Wednesday, July 15, 2020

A Vietnamese American/diasporic reading list by Nguyen Thanh Viet

A Vietnamese American/diasporic reading list

I often get asked what books people should read from Vietnamese American authors. Here's an annotated list, not comprehensive, along with some other diasporic authors thrown in. Big limit: everything is in English or translation. This rules out what people have been writing in Vietnamese. The American publishing industry only puts out about 3% of what it publishes as translations, which is a terrible ratio, and what's worse is that it's all translations of foreign literature. This ignores the many Americans writing in other languages, including Vietnamese people. We have work to do to get these works translated into English.

In reverse, very little Vietnamese American or diasporic literature is translated into Vietnamese. It’s a shame. I think that could help Vietnamese in Vietnam understand the diaspora better.

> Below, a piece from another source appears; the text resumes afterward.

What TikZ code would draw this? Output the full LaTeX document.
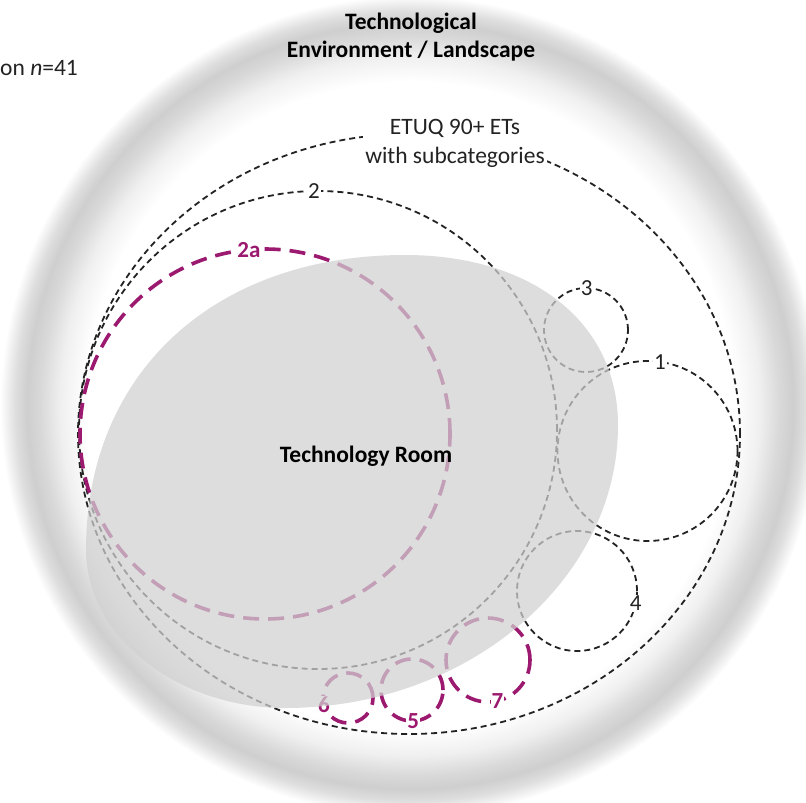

This list is far, far from complete. You can add your own suggestions in the comments.

I'm really, really amazed by what Vietnamese American and diasporic writers have accomplished. This is only a partial list. We have done our best, fought to get our voices heard, put out a wide range of writing across different genres, and we've been doing it since the 1970s. If we're not heard, it's not our fault.

Amy Quan Barry, She Weeps Each Time You're Born. One of the great underusing novels about wartime and postwar Vietnam. I loved it; it does exactly what I think an ethical fiction about war should do.

Le Ly Hayslip, When Heaven and Earth Changed Places. A moving memoir about a young girl caught between both sides of the war in Vietnam. I couldn't put it down when I read it in college. Still the only account we have written by a Vietnamese peasant. It's ironic that the war was fought in the name of the peasantry, but almost everyone who gets to speak about the war comes from elite or educated backgrounds.

le thi diem thuy, The Gangster We're All Looking For. A short, poetic, lyrical novel about the refugee experience and the losses that haunt refugees.

Ocean Vuong, On Earth We're Briefly Gorgeous and Night Sky with Exit Wounds. Like Barry, Vuong is both poet and fiction writer. Read both books. Intense accounts of refugee queer life and emotion.

Andrew X. Pham, Catfish and Mandala and The Eaves of Heaven. Nonfiction accounts of southern Vietnamese life. C&M is set during Vietnam's opening to a market economy in the 1990s, and Eaves is about his father, a southern Vietnamese officer. It's the best account I've read about an ARVN soldier's life.

Nam Le, The Boat. Le is Australian, and many of the stories in the book have nothing to do with Vietnamese people, as Le shows what he can do. But the book, from a Vietnamese point of view, is worth it just for the title story and especially for the legendary story "Love and Pity and Honor and Compassion and Sacrifice," just mind-blowingly good about what it means to write about Vietnamese refugee life.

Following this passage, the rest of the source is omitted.